**Work to complete**
Isolate every line in the data with the string "React" and copy it.

---------------

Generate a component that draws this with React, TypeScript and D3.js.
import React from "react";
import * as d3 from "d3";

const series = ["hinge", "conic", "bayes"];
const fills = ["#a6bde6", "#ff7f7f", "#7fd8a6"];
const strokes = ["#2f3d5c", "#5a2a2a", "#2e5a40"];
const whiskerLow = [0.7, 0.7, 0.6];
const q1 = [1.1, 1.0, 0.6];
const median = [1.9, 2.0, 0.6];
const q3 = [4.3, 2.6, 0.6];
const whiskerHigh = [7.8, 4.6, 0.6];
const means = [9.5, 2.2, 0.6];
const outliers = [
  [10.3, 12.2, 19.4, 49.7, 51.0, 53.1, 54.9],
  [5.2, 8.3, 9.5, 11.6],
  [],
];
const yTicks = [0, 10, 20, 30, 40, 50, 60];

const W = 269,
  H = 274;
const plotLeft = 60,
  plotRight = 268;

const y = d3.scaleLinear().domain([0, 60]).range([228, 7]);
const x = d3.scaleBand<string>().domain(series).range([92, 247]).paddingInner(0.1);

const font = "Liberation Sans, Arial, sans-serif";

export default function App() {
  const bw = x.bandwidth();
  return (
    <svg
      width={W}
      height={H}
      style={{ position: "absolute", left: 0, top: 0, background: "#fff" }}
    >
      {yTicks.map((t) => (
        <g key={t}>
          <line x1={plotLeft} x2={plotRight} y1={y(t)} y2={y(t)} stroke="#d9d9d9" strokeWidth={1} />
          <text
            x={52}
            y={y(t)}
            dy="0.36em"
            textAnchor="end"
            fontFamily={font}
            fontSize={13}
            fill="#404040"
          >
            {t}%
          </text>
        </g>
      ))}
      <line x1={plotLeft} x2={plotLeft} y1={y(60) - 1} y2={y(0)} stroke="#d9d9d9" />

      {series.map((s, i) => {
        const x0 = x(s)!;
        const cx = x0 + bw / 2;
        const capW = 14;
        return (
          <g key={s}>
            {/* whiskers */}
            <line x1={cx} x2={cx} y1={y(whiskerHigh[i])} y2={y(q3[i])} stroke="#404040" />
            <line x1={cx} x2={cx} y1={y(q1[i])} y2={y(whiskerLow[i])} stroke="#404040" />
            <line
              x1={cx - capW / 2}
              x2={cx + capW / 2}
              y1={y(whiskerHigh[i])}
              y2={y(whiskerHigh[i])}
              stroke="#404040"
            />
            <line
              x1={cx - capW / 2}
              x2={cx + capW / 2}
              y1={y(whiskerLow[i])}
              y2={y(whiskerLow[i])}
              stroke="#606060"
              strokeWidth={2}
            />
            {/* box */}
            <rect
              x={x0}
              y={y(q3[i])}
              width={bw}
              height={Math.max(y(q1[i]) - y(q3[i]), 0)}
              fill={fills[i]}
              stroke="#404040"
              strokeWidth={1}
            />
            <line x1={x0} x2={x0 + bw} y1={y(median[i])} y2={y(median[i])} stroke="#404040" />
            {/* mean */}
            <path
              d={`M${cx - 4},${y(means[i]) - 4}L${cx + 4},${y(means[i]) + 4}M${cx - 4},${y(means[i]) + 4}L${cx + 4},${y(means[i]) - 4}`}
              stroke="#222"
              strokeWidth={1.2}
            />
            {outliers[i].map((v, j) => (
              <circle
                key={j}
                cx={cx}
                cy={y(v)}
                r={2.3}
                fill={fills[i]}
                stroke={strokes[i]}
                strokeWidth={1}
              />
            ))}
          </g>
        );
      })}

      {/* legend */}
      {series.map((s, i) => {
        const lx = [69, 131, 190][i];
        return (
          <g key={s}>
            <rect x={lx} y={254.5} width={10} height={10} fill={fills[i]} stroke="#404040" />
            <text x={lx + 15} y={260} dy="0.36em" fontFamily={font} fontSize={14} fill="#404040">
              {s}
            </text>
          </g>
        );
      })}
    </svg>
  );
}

---------------

**Answer for this exercise**
Generate a component that draws this with React, TypeScript and D3.js.
import React from "react";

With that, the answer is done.